* [WHAT THE EXERCISE ASKS]: Without the pictures, return exactly the lines from the one with "Recreate this image as a Python" through the one with "from matplotlib.lines import Line2D". Both end lines belong in the copy.

-------- INPUT --------

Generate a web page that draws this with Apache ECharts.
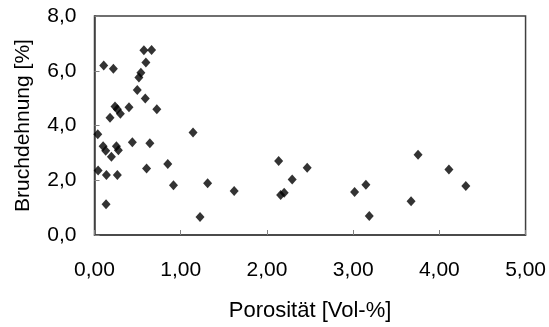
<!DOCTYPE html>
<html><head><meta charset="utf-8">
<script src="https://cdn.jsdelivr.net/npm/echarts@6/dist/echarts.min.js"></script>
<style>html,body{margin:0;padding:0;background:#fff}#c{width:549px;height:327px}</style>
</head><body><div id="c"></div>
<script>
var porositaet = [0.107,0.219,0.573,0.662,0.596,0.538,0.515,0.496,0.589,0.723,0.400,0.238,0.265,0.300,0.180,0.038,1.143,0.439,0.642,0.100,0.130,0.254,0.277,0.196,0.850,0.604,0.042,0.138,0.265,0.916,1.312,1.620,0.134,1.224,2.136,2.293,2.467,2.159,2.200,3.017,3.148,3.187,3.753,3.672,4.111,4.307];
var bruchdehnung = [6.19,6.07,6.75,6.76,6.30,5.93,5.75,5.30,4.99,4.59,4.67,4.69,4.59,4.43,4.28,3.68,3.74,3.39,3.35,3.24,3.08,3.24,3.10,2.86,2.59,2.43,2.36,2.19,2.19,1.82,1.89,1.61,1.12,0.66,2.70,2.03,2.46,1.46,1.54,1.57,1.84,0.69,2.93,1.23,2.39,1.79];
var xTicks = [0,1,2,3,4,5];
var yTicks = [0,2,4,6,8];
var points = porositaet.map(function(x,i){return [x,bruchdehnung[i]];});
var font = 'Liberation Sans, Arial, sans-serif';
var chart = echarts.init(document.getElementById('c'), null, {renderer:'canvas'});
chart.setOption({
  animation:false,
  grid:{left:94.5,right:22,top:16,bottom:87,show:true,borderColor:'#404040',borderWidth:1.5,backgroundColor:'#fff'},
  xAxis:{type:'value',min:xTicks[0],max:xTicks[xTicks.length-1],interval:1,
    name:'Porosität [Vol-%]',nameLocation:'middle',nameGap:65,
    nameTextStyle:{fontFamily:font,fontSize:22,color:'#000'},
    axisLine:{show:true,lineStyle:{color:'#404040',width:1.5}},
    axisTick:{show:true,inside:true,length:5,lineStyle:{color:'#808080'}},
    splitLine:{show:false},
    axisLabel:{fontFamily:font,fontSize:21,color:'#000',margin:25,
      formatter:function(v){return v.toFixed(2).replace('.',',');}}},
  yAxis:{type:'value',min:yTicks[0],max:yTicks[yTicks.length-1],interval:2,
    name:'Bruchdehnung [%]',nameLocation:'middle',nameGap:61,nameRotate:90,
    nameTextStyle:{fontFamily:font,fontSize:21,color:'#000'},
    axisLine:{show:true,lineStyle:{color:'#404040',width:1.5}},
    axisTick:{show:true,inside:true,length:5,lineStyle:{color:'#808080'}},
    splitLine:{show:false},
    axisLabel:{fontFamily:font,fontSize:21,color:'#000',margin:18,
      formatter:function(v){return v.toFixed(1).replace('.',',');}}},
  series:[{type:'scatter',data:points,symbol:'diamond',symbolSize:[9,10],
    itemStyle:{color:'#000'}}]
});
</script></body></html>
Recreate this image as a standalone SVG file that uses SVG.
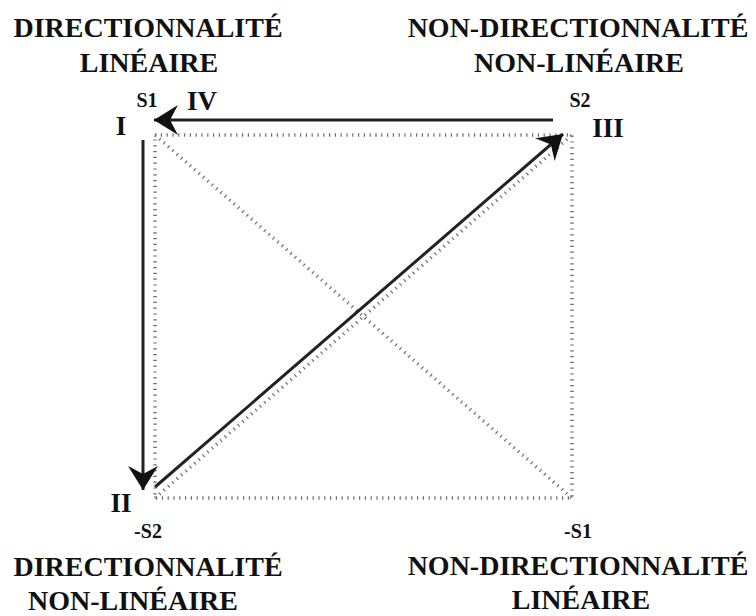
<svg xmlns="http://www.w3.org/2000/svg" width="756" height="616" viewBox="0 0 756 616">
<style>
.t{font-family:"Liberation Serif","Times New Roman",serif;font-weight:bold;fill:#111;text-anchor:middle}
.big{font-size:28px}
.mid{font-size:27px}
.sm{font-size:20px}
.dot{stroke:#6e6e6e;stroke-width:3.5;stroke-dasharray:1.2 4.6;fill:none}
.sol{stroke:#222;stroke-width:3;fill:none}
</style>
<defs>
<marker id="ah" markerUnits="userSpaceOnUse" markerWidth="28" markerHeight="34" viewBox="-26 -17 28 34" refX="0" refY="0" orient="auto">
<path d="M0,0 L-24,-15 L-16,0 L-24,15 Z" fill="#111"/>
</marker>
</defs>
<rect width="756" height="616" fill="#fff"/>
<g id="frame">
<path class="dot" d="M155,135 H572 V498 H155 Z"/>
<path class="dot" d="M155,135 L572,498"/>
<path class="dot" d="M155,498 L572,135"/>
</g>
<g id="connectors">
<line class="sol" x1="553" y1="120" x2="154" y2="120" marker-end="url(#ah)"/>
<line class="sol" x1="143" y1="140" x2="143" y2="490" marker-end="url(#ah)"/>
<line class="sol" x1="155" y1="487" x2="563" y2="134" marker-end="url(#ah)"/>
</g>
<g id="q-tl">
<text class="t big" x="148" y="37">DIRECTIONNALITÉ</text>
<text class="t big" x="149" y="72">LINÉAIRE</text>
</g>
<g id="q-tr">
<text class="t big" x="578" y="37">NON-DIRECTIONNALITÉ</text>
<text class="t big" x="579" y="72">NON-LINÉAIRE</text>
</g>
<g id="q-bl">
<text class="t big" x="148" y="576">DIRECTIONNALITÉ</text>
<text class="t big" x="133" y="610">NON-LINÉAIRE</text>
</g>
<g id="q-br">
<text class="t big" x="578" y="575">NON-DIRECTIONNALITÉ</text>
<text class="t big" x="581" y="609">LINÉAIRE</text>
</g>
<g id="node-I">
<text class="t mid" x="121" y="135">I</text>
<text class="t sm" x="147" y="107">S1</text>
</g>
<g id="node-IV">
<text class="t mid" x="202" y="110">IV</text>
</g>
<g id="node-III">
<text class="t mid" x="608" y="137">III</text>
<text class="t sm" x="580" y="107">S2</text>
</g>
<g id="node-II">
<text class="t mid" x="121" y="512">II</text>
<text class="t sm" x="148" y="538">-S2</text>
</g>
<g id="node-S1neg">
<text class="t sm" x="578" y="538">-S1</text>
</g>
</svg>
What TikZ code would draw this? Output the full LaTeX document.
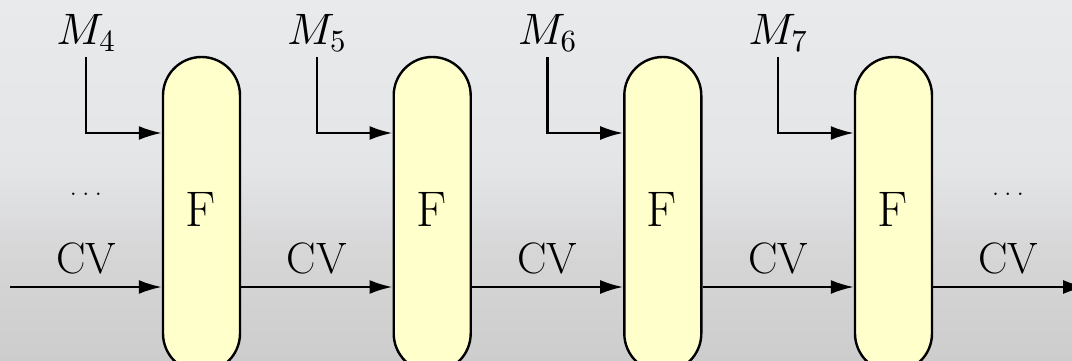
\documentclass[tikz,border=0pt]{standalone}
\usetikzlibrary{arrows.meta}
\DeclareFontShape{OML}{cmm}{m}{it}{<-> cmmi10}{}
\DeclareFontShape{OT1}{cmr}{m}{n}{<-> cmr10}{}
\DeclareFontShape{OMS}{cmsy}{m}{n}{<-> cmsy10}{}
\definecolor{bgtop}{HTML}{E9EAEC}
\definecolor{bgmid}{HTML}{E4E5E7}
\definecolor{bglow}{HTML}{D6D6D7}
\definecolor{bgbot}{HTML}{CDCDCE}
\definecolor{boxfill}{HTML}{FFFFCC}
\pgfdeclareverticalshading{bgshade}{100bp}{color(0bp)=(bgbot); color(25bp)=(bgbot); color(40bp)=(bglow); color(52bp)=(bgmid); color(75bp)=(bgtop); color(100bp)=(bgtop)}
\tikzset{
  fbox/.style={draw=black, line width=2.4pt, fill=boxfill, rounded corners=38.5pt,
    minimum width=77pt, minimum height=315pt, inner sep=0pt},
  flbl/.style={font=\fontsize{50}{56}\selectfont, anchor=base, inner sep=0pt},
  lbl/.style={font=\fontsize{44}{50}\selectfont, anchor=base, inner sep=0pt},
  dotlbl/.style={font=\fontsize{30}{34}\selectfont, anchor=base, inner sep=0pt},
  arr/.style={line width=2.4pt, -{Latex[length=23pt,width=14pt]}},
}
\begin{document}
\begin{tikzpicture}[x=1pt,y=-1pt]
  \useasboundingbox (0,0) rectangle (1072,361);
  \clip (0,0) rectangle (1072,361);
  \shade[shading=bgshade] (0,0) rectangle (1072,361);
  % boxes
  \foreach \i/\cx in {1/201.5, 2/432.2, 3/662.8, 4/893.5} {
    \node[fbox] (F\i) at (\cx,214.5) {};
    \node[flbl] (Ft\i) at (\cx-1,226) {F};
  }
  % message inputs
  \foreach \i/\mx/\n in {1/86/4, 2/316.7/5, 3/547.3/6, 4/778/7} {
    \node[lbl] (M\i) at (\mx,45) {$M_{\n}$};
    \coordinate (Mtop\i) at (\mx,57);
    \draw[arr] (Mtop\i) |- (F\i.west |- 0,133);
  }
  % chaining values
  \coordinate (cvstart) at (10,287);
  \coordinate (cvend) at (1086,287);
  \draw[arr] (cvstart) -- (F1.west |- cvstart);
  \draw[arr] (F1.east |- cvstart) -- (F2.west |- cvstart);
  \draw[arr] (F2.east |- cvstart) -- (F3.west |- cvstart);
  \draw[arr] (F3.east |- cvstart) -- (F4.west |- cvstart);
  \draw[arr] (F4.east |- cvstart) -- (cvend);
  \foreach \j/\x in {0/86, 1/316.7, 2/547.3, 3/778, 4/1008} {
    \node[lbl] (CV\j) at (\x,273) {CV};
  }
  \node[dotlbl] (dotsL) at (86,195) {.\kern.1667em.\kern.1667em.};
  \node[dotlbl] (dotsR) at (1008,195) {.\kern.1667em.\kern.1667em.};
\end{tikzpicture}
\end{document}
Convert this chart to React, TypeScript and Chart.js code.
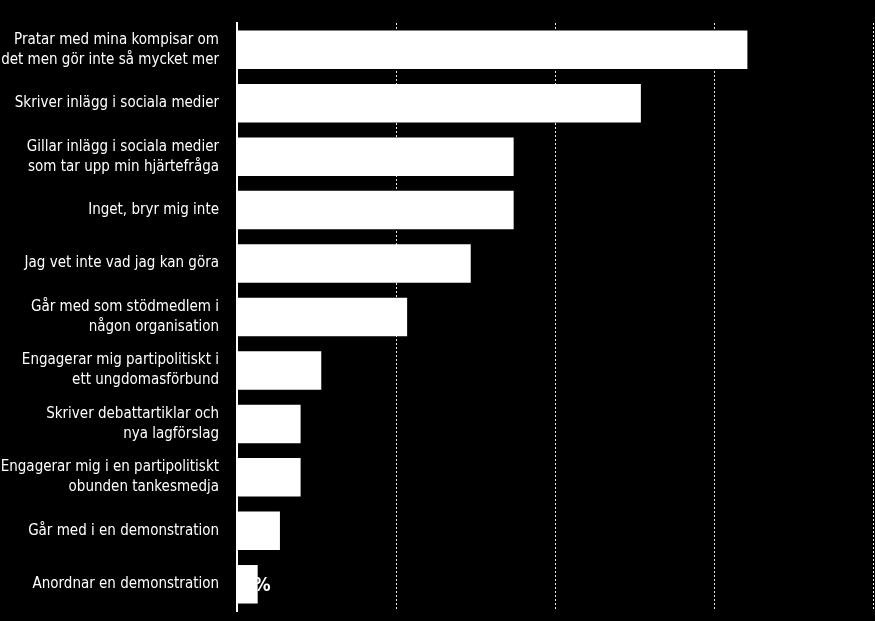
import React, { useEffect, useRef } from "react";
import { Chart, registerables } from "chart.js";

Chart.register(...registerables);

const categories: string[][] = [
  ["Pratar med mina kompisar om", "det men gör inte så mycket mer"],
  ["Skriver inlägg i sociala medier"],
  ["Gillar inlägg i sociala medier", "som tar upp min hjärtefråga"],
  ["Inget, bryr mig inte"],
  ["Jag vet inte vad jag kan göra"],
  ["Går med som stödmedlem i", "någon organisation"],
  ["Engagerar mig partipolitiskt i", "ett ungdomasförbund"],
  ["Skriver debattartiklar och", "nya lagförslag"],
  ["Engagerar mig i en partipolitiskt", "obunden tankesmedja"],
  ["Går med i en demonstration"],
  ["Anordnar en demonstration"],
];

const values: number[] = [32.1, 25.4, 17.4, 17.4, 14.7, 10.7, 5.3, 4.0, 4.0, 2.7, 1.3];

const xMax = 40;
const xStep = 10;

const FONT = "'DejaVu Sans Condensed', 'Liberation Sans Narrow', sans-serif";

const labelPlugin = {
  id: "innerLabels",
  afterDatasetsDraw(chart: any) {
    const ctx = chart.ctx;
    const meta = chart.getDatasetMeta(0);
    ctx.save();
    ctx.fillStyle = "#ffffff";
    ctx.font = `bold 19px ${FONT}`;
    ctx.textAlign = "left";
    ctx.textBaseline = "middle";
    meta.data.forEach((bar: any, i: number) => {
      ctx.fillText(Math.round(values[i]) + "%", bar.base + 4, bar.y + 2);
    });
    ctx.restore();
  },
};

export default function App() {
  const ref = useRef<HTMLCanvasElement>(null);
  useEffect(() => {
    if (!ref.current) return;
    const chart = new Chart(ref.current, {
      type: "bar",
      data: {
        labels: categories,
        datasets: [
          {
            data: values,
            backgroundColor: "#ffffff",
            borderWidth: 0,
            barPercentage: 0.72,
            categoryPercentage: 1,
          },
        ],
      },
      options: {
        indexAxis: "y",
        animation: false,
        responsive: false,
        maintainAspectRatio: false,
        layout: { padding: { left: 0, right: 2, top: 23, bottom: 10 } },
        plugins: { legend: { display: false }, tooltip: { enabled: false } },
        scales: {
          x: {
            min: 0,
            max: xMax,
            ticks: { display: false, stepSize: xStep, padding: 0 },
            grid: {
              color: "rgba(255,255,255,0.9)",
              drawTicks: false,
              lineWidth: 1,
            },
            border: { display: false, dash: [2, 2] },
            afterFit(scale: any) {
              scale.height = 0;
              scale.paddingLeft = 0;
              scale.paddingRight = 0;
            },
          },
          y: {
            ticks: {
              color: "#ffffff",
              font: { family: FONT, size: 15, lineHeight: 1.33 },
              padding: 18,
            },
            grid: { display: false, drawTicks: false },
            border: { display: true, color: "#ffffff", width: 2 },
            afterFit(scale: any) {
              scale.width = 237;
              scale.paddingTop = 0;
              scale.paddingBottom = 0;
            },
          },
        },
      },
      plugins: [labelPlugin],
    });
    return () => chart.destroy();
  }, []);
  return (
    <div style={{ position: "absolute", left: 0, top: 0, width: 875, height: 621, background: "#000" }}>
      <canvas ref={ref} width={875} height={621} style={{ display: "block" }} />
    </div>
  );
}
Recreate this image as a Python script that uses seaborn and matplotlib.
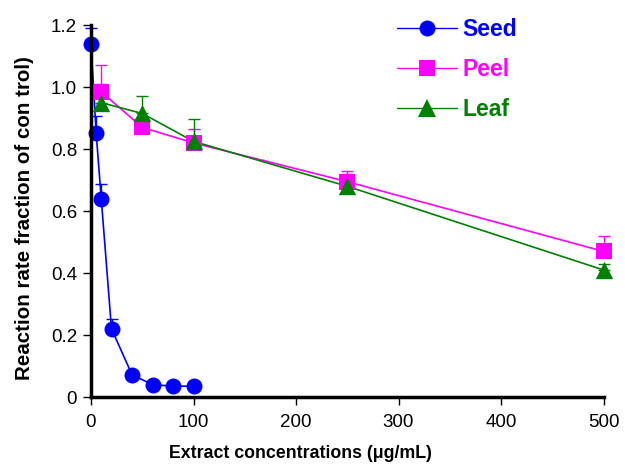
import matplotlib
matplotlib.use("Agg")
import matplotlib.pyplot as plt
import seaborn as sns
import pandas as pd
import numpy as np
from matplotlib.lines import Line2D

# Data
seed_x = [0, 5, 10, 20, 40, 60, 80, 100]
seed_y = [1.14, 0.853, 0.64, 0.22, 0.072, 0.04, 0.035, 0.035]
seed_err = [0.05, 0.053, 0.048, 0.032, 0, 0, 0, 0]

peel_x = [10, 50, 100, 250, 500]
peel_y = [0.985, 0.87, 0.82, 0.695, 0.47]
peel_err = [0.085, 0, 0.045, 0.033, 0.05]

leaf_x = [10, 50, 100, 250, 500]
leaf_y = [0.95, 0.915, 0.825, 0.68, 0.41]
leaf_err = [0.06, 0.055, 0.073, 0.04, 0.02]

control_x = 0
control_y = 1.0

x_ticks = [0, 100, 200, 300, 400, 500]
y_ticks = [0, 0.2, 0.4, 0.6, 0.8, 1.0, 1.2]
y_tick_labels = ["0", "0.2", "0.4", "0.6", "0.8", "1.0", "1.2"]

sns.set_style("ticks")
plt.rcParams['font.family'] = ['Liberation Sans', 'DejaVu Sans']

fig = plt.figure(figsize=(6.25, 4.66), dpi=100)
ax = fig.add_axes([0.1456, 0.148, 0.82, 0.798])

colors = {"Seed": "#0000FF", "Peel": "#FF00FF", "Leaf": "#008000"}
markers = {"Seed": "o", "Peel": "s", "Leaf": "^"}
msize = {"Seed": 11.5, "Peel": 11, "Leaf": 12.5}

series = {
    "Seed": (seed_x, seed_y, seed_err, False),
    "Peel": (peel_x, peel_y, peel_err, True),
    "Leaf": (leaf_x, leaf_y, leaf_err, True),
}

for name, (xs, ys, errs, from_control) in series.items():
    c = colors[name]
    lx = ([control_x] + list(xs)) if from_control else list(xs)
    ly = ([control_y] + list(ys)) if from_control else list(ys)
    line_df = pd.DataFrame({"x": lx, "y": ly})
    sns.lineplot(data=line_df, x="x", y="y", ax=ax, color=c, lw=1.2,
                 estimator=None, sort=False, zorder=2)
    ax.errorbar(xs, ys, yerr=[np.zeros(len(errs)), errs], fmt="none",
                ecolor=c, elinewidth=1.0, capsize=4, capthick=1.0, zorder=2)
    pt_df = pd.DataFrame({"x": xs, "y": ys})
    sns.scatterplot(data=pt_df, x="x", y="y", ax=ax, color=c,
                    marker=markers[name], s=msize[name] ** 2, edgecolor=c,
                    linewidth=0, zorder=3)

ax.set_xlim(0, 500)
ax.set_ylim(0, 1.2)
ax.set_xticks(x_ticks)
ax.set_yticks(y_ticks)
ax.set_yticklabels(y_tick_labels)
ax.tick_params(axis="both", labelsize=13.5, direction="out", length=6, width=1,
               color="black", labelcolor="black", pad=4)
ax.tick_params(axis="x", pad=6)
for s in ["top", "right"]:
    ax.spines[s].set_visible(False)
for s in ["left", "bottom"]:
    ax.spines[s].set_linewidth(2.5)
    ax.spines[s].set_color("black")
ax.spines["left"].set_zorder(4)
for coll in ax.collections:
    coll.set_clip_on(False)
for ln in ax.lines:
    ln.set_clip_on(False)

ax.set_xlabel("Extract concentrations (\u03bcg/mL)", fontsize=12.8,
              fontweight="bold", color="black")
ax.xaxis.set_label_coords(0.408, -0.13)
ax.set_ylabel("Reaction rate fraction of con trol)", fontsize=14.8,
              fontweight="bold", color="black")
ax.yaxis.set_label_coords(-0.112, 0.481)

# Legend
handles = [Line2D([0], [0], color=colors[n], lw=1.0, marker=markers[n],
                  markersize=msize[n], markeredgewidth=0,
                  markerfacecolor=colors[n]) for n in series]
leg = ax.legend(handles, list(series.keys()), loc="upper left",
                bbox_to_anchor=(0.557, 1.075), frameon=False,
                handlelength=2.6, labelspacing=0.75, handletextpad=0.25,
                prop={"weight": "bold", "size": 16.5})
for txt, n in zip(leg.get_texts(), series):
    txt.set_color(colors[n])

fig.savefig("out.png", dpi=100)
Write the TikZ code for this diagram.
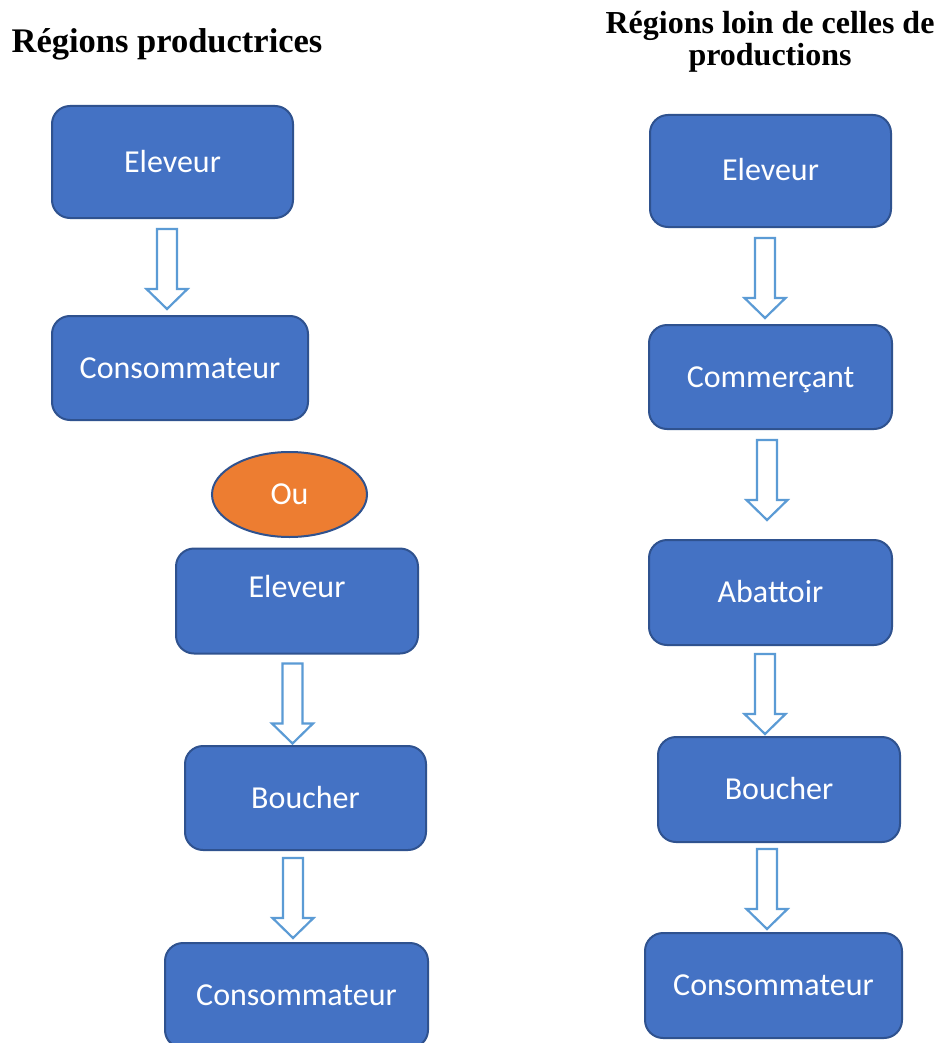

--------

* [THE SOLUTION]:
Recreate this image as a Python script that uses seaborn and matplotlib.
import matplotlib
matplotlib.use("Agg")
import matplotlib.pyplot as plt
import seaborn as sns
import pandas as pd
import numpy as np
from matplotlib.lines import Line2D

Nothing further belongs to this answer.